Experts began studying mine waste along the Clark Fork after heavy rain pushed it into the river Friday, Sept. 6, killing hundreds of fish.

“There’s stuff out there that’s killing fish that’s not good for people,” said Alex Leone, restoration and policy manager at the Clark Fork Coalition.

Leone said 32 dead trout, whitefish and suckers were discovered on Monday, Sept. 9. He assumed many were eaten by wildlife or swept downstream by the time they investigated. They found the highest concentration of dead fish near spilled slickens, or areas of built-up mine waste along the Clark Fork. He estimated that hundreds of fish had died.

The waste settled in the upper Clark Fork in 1908, when extreme flooding washed piles of crushed mine material down the river. The Atlantic Richfield Company, the oil company responsible for the waste, built berms to prevent the slickens from washing into the river after several fish kills occurred in the 1980s and 1990s, according to Leone. On Friday, Sept. 6, heavy rain pressured the roughly 30-year-old berms to the breaking point, allowing the blue-green water with high concentrations of copper and arsenic to flow into the river.


A dead fish floats in the Clark Fork river near Warm Springs. Officials estimated that hundreds of fish died after heavy rain pushed mine waste into the river on Friday, Sept. 6, 2019. 32 dead trout, whitefish, and suckers were found when they checked. 

“It’s like a bathtub filled up and somebody pulled the plug,” Leone said.

Nathan Cook, fisheries biologist with Montana Fish, Wildlife and Parks, said that the berms worked well until a few years ago. He said there were flow trails from the slickens to the river and obvious areas where blue sediment had built up on the riverbed and on rocks. High levels of copper can slow fish growth and increase mortality, Cook said.

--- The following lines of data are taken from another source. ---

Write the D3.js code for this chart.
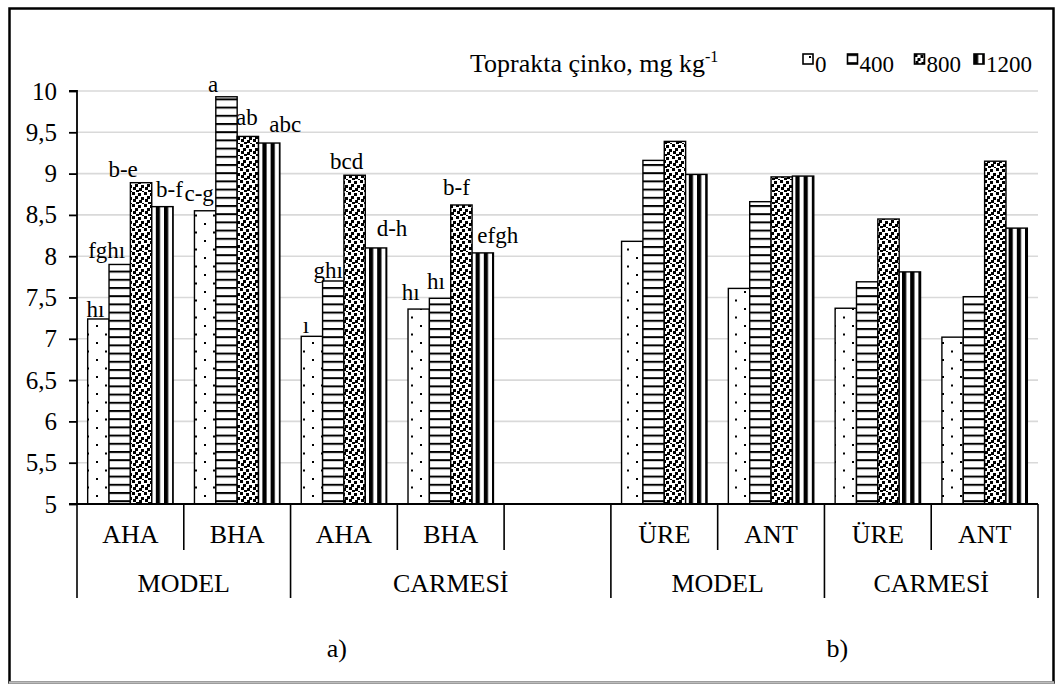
<!DOCTYPE html>
<html>
<head>
<meta charset="utf-8">
<script src="https://cdn.jsdelivr.net/npm/d3@7"></script>
<style>
  html, body { margin: 0; padding: 0; background: #fff; }
  svg { display: block; }
  text { font-family: "Liberation Serif", "Times New Roman", serif; fill: #000; }
</style>
</head>
<body>
<svg id="chart" width="1062" height="686"></svg>
<script>
// ---------- DATA ----------
const categories = ["AHA", "BHA", "AHA", "BHA", "", "ÜRE", "ANT", "ÜRE", "ANT"];
const groupLabels = ["MODEL", "CARMESİ", "MODEL", "CARMESİ"];
const groupStart = [0, 2, 5, 7];
const groupEnd = [2, 5, 7, 9];
const panelLabels = ["a)", "b)"];
const doses = ["0", "400", "800", "1200"];
const legendTitle = "Toprakta çinko, mg kg";
const legendSup = "-1";

const dose0    = [7.24, 8.55, 7.03, 7.36, null, 8.18, 7.61, 7.37, 7.02];
const dose400  = [7.90, 9.93, 7.70, 7.49, null, 9.16, 8.66, 7.69, 7.51];
const dose800  = [8.89, 9.45, 8.98, 8.62, null, 9.39, 8.96, 8.45, 9.15];
const dose1200 = [8.60, 9.37, 8.10, 8.04, null, 8.99, 8.97, 7.81, 8.34];

const letters0    = ["hı", "c-g", "ı", "hı"];
const letters400  = ["fghı", "a", "ghı", "hı"];
const letters800  = ["b-e", "ab", "bcd", "b-f"];
const letters1200 = ["b-f", "abc", "d-h", "efgh"];

const yTicks = [5, 5.5, 6, 6.5, 7, 7.5, 8, 8.5, 9, 9.5, 10];

// label nudges (layout only)
const nudgeX = [[-3, -6, -6, -8], [-13, -13.5, -5, -4], [-18, -1, -8, -5], [7, 16, 16, 15]];
const nudgeY = [[2, 9.5, 3, 9], [6, 5, 3, 9], [6, 11.7, 6, 10], [10, 11, 11.7, 10]];

// ---------- SETUP ----------
const series = [dose0, dose400, dose800, dose1200];
const letters = [letters0, letters400, letters800, letters1200];
const svg = d3.select("#chart");

const plot = { left: 77, right: 1038, top: 91, bottom: 504 };

const x = d3.scaleBand().domain(d3.range(categories.length)).range([plot.left, plot.right]).padding(0);
const xi = d3.scaleBand().domain(doses).range([0, x.bandwidth()]).paddingInner(0).paddingOuter(0.5);
const y = d3.scaleLinear().domain([5, 10]).range([plot.bottom, plot.top]);

const locale = d3.formatLocale({ decimal: ",", thousands: ".", grouping: [3], currency: ["", ""] });
const fmt = locale.format(".1~f");

// ---------- PATTERNS ----------
const defs = svg.append("defs");
const pats = [];
{
  const p = defs.append("pattern").attr("id", "p0").attr("patternUnits", "userSpaceOnUse")
    .attr("width", 18).attr("height", 17);
  p.append("rect").attr("width", 18).attr("height", 17).attr("fill", "#fff");
  p.append("rect").attr("x", 6).attr("y", 2).attr("width", 2).attr("height", 2).attr("fill", "#000");
  p.append("rect").attr("x", 15).attr("y", 10.5).attr("width", 2).attr("height", 2).attr("fill", "#000");
  pats.push("url(#p0)");
}
{
  const p = defs.append("pattern").attr("id", "p400").attr("patternUnits", "userSpaceOnUse")
    .attr("width", 8).attr("height", 8.2);
  p.append("rect").attr("width", 8).attr("height", 8.2).attr("fill", "#fff");
  p.append("rect").attr("x", 0).attr("y", 0).attr("width", 8).attr("height", 2).attr("fill", "#000");
  pats.push("url(#p400)");
}
{
  const p = defs.append("pattern").attr("id", "p800").attr("patternUnits", "userSpaceOnUse")
    .attr("width", 12).attr("height", 12);
  p.append("rect").attr("width", 12).attr("height", 12).attr("fill", "#fff");
  const sq = [[0, 0], [6, 1], [3, 4], [9, 5], [1, 7], [7, 8], [4, 10], [10, 11]];
  sq.forEach(([a, b]) => p.append("rect").attr("x", a).attr("y", b).attr("width", 3).attr("height", 3).attr("fill", "#000"));
  pats.push("url(#p800)");
}
{
  const p = defs.append("pattern").attr("id", "p1200").attr("patternUnits", "userSpaceOnUse")
    .attr("width", 8.2).attr("height", 8);
  p.append("rect").attr("width", 8.2).attr("height", 8).attr("fill", "#fff");
  p.append("rect").attr("x", 0).attr("y", 0).attr("width", 4.2).attr("height", 8).attr("fill", "#000");
  pats.push("url(#p1200)");
}

// ---------- FRAME ----------
svg.append("rect").attr("x", 9.5).attr("y", 8.5).attr("width", 1044).attr("height", 674)
  .attr("fill", "none").attr("stroke", "#000").attr("stroke-width", 2.5);
svg.append("line").attr("x1", 9).attr("x2", 1054).attr("y1", 682.5).attr("y2", 682.5)
  .attr("stroke", "#bdbdbd").attr("stroke-width", 2.5);

// ---------- GRID ----------
svg.append("g").selectAll("line").data(yTicks.slice(1)).join("line")
  .attr("x1", plot.left).attr("x2", plot.right)
  .attr("y1", d => y(d)).attr("y2", d => y(d))
  .attr("stroke", "#d9d9d9").attr("stroke-width", 1.6);

// ---------- BARS ----------
doses.forEach((dose, j) => {
  const data = series[j].map((v, i) => ({ i, v })).filter(d => d.v != null);
  svg.append("g").selectAll("rect").data(data).join("rect")
    .attr("x", d => x(d.i) + xi(dose))
    .attr("y", d => y(d.v))
    .attr("width", xi.bandwidth())
    .attr("height", d => y(5) - y(d.v))
    .attr("fill", pats[j])
    .attr("stroke", "#000").attr("stroke-width", 1.4);
});

// ---------- BAR LETTERS ----------
doses.forEach((dose, j) => {
  svg.append("g").selectAll("text").data(letters[j]).join("text")
    .attr("x", (d, i) => x(i) + xi(dose) + xi.bandwidth() / 2 + nudgeX[j][i])
    .attr("y", (d, i) => y(series[j][i]) - nudgeY[j][i])
    .attr("text-anchor", "middle")
    .attr("font-size", 23)
    .text(d => d);
});

// ---------- Y AXIS ----------
const yAxis = d3.axisLeft(y).tickValues(yTicks).tickFormat(fmt).tickSize(8).tickPadding(12);
const gy = svg.append("g").attr("transform", `translate(${plot.left},0)`).call(yAxis);
gy.select(".domain").attr("stroke", "#000").attr("stroke-width", 1.8).attr("d", `M-8,${y(10)}H0V${y(5)}`);
gy.selectAll(".tick line").attr("stroke", "#000").attr("stroke-width", 1.8);
gy.selectAll(".tick text").attr("font-size", 25).attr("font-family", '"Liberation Serif", "Times New Roman", serif').attr("fill", "#000");

// ---------- X AXIS (multi-level) ----------
const gx = svg.append("g");
gx.append("line").attr("x1", plot.left - 8).attr("x2", plot.right)
  .attr("y1", y(5)).attr("y2", y(5)).attr("stroke", "#000").attr("stroke-width", 1.8);
const bounds = d3.range(categories.length + 1);
const edge = i => (i < categories.length ? x(i) : x(categories.length - 1) + x.bandwidth());
const isGroupEdge = i => groupStart.includes(i) || groupEnd.includes(i);
gx.selectAll("line.sep").data(bounds).join("line").attr("class", "sep")
  .attr("x1", d => edge(d)).attr("x2", d => edge(d))
  .attr("y1", y(5)).attr("y2", d => isGroupEdge(d) ? 598 : 550)
  .attr("stroke", "#000").attr("stroke-width", 1.6);
gx.selectAll("text.cat").data(categories).join("text").attr("class", "cat")
  .attr("x", (d, i) => x(i) + x.bandwidth() / 2).attr("y", 543)
  .attr("text-anchor", "middle").attr("font-size", 26).text(d => d);
gx.selectAll("text.grp").data(groupLabels).join("text").attr("class", "grp")
  .attr("x", (d, k) => (edge(groupStart[k]) + edge(groupEnd[k])) / 2).attr("y", 592)
  .attr("text-anchor", "middle").attr("font-size", 26).text(d => d);

// panel labels
svg.selectAll("text.panel").data(panelLabels).join("text").attr("class", "panel")
  .attr("x", (d, k) => k === 0 ? (edge(0) + edge(5)) / 2 - 7 : (edge(5) + edge(9)) / 2 + 13)
  .attr("y", 657).attr("text-anchor", "middle").attr("font-size", 26).text(d => d);

// ---------- LEGEND ----------
const lt = svg.append("text").attr("x", 470).attr("y", 72).attr("font-size", 26);
lt.append("tspan").text(legendTitle);
lt.append("tspan").attr("dy", -10).attr("font-size", 16).text(legendSup);

const legX = [803, 847.5, 914.5, 974];
const lg = svg.append("g").selectAll("g").data(doses).join("g")
  .attr("transform", (d, j) => `translate(${legX[j]},54)`);
lg.append("rect").attr("width", 10).attr("height", 10)
  .attr("fill", (d, j) => pats[j]).attr("stroke", "#000").attr("stroke-width", 1.6);
lg.append("text").attr("x", 12).attr("y", 18).attr("font-size", 23).text(d => d);
</script>
</body>
</html>
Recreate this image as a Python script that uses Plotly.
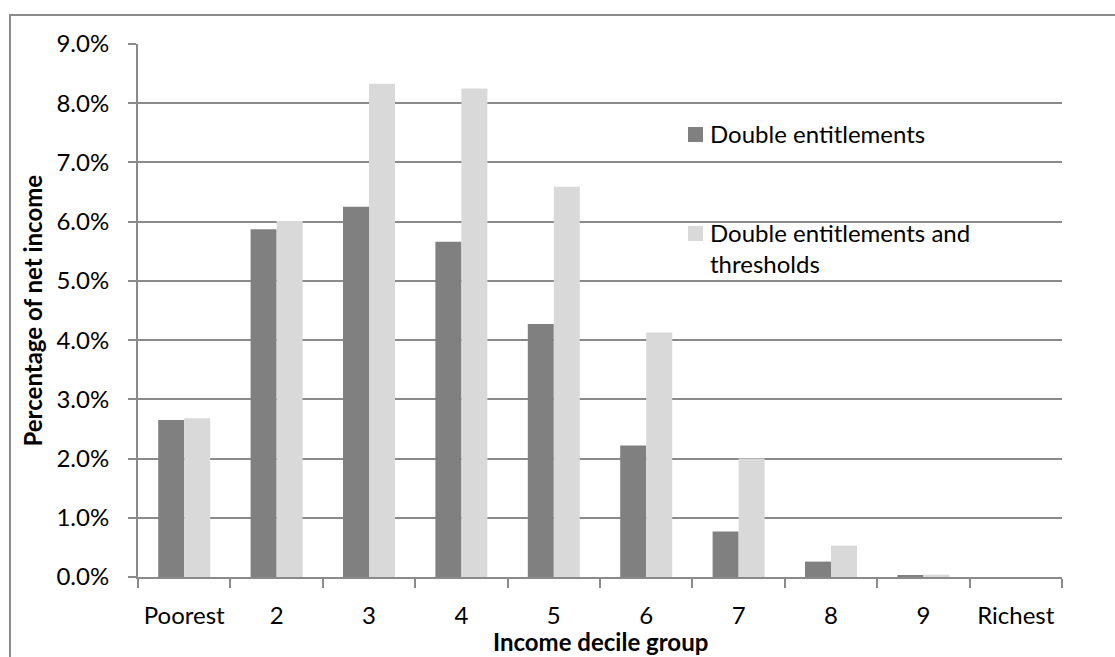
import plotly.graph_objects as go

# Income decile groups and the share of net income for each scenario (percent)
deciles = ["Poorest", "2", "3", "4", "5", "6", "7", "8", "9", "Richest"]
double_entitlements = [2.65, 5.87, 6.25, 5.66, 4.27, 2.22, 0.77, 0.26, 0.02, 0.0]
double_entitlements_thresholds = [2.68, 6.01, 8.33, 8.25, 6.59, 4.13, 2.00, 0.53, 0.04, 0.0]
y_ticks = [0, 1, 2, 3, 4, 5, 6, 7, 8, 9]

series_names = ["Double entitlements", "Double entitlements and<br>thresholds"]
series_colors = ["#808080", "#d9d9d9"]

W, H = 1115, 657
L, R, T, B = 138, 53, 44, 80
PW, PH = W - L - R, H - T - B

FONT = "Lato"
GRID = "#8a8a8a"


def px_x(x):
    return (x - L) / PW


def px_y(y):
    return (H - B - y) / PH


fig = go.Figure()
for name, vals, col in zip(series_names, [double_entitlements, double_entitlements_thresholds], series_colors):
    fig.add_trace(go.Bar(x=deciles, y=vals, name=name, marker=dict(color=col, line=dict(width=0)),
                         showlegend=False))

fig.update_layout(
    width=W, height=H,
    margin=dict(l=L, r=R, t=T, b=B, pad=0),
    paper_bgcolor="white", plot_bgcolor="white",
    barmode="group", bargap=0.437, bargroupgap=0,
    font=dict(family=FONT, size=24, color="black"),
)

fig.update_yaxes(
    range=[0, 9], tickvals=y_ticks, ticktext=[f"{v:.1f}%" for v in y_ticks],
    showgrid=True, gridcolor=GRID, gridwidth=2,
    showline=True, linecolor=GRID, linewidth=2,
    ticks="outside", ticklen=8, tickwidth=2, tickcolor=GRID,
    ticklabelstandoff=14, zeroline=False, fixedrange=True,
)
fig.update_xaxes(
    type="category", tickson="boundaries",
    showline=True, linecolor=GRID, linewidth=2,
    ticks="outside", ticklen=9, tickwidth=2, tickcolor=GRID,
    ticklabelstandoff=16, showgrid=False, fixedrange=True,
)

# chart frame
fig.add_shape(type="rect", xref="paper", yref="paper",
              x0=px_x(10), x1=px_x(1125), y0=px_y(670), y1=px_y(15),
              line=dict(color=GRID, width=2), fillcolor="rgba(0,0,0,0)", layer="below")

# axis titles
fig.add_annotation(text="<b>Income decile group</b>", xref="paper", yref="paper",
                   x=0.5, y=px_y(658), xanchor="center", yanchor="bottom",
                   showarrow=False, font=dict(size=24, family=FONT))
fig.add_annotation(text="<b>Percentage of net income</b>", xref="paper", yref="paper",
                   x=px_x(32), y=0.5, xanchor="center", yanchor="middle", textangle=-90,
                   showarrow=False, font=dict(size=24, family=FONT))

# legend
legend_rows = [(127, 133), (226, 248)]
for (sq_top, text_mid), name, col in zip(legend_rows, series_names, series_colors):
    fig.add_shape(type="rect", xref="paper", yref="paper",
                  x0=px_x(688), x1=px_x(703), y0=px_y(sq_top + 15), y1=px_y(sq_top),
                  line=dict(width=0), fillcolor=col)
    fig.add_annotation(text=name, xref="paper", yref="paper", x=px_x(708), y=px_y(text_mid),
                       xanchor="left", yanchor="middle", align="left", showarrow=False,
                       font=dict(size=24, family=FONT))

fig.write_html("out.html", config={"displayModeBar": False})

“This event really highlighted that there’s still the potential out there for these catastrophic effects,” Cook said.“It made me think about it in a different way; it added a little urgency to the cleanup.”

Cook said the presence of the slickens holds future risks as well. The area where the fish kill occurred and where the most slickens are located is between Perkins Lane and Galen Street Bridge near Warm Springs, Cook said. Maury Valett, a freshwater ecosystems ecologist and professor at UM, and a group of students are studying the impact of the waste on the whole river.

“Even if the metals aren’t killing fish, it’s messing with the environment the fish need to live in,” Valett said.

Valett works with the Consortium for Research on Environmental Water Systems (CREWS.) This group is studying the way metals in the slickens travel through the ecosystem. Bug population numbers drop after being exposed to this kind of spill. Eating bugs that have consumed biofilms containing dangerous metals can harm fish. There is also little to no plant growth in these slickens because of the soil conditions.

“In some cases, the metals concentrations are so high that you could easily mine that soil,” Valett said.

Leone said the cleanup process is tedious. It involves removing the slickens and the soil beneath them, replacing the contaminated soil with new material and then beginning the vegetation and shade restoration process. He hopes the construction portion near where the fish kill occurred can begin soon.

“We want to make sure they start cleaning up this area where the fish kill happened next year,” he said. “This is too big of a deal to wait.”

This project will include 40 miles of cleanup in and along the Clark Fork before it reaches Missoula. The Clark Fork, after meeting with the Blackfoot, Bitterroot and Flathead rivers, is a major headwater of the Columbia River, one of the largest rivers in the country.

“They’ve never done a river cleanup at this scale anywhere in the world that we know,” Leone said. “The water, the mountains and the animals. It’s just the core of our world,” Valett said. “I don’t think there’s a Montanan that doesn’t think we should deal with this.”


The Clark Fork River passes through Missoula near Caras Park. The river is heavily trafficked with floaters during the summer, raising concerns about litter and pollution.